[Begin RECORDED DATA]

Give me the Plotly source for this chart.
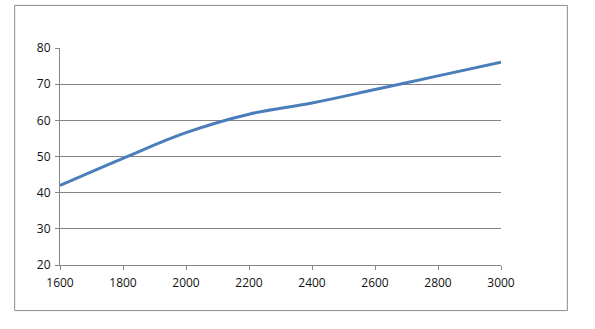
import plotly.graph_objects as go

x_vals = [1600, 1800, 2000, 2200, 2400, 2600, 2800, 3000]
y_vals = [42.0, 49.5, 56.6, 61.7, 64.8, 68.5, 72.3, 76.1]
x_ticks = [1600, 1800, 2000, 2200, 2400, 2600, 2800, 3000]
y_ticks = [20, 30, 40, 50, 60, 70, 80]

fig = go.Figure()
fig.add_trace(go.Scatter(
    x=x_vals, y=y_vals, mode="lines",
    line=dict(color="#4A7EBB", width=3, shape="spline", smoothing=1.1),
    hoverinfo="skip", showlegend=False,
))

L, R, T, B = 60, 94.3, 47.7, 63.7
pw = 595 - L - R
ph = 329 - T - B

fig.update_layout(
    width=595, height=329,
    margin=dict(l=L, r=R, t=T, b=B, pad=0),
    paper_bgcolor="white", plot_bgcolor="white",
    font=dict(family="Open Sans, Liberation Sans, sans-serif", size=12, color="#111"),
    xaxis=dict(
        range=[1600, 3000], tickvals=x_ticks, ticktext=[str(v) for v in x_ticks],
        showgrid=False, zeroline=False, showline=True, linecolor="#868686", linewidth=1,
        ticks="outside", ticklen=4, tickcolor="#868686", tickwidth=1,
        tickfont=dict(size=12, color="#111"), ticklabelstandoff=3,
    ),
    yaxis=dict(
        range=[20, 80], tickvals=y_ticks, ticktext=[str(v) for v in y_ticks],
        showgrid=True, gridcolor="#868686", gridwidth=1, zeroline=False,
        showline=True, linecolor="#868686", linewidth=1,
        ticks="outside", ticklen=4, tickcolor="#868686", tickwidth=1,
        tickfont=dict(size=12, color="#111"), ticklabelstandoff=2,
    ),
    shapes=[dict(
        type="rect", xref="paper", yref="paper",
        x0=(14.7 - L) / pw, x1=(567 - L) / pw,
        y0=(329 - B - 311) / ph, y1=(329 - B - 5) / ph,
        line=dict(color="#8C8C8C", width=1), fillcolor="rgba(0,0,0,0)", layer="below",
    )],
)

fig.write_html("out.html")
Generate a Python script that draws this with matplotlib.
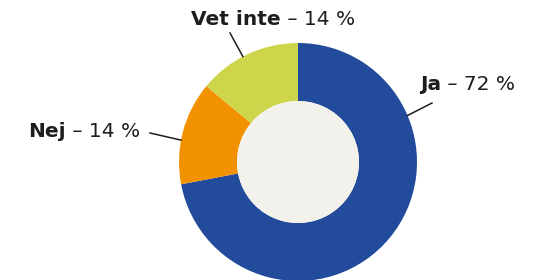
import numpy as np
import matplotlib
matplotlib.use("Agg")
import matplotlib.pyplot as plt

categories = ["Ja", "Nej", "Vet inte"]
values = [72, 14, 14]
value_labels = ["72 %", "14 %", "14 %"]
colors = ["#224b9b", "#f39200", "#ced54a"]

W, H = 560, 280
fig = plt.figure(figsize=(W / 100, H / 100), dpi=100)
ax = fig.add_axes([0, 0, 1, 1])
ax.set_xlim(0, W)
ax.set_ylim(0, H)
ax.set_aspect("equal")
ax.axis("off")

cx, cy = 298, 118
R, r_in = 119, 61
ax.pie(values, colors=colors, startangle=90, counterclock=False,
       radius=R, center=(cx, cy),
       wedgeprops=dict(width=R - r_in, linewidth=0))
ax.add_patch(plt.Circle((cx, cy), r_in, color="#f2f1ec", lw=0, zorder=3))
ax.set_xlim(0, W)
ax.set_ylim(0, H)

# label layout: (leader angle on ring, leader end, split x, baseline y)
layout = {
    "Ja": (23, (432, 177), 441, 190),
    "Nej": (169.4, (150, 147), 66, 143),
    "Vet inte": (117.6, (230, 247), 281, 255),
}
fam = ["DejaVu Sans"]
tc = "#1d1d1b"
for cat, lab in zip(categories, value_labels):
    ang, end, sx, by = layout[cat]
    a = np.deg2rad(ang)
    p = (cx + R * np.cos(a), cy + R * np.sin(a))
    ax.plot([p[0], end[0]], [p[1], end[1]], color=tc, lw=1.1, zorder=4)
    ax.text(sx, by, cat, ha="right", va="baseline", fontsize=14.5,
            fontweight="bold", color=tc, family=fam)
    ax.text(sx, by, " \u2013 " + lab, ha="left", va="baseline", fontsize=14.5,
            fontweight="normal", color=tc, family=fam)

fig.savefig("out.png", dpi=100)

[End RECORDED DATA]

*WORK TO BE COMPLETED*
Restate, line by line and word for word, everything from the top of the material through the line that contains "ph = 329 - T - B". Leave pictures out.

*WORKED SOLUTION*
Give me the Plotly source for this chart.
import plotly.graph_objects as go

x_vals = [1600, 1800, 2000, 2200, 2400, 2600, 2800, 3000]
y_vals = [42.0, 49.5, 56.6, 61.7, 64.8, 68.5, 72.3, 76.1]
x_ticks = [1600, 1800, 2000, 2200, 2400, 2600, 2800, 3000]
y_ticks = [20, 30, 40, 50, 60, 70, 80]

fig = go.Figure()
fig.add_trace(go.Scatter(
    x=x_vals, y=y_vals, mode="lines",
    line=dict(color="#4A7EBB", width=3, shape="spline", smoothing=1.1),
    hoverinfo="skip", showlegend=False,
))

L, R, T, B = 60, 94.3, 47.7, 63.7
pw = 595 - L - R
ph = 329 - T - B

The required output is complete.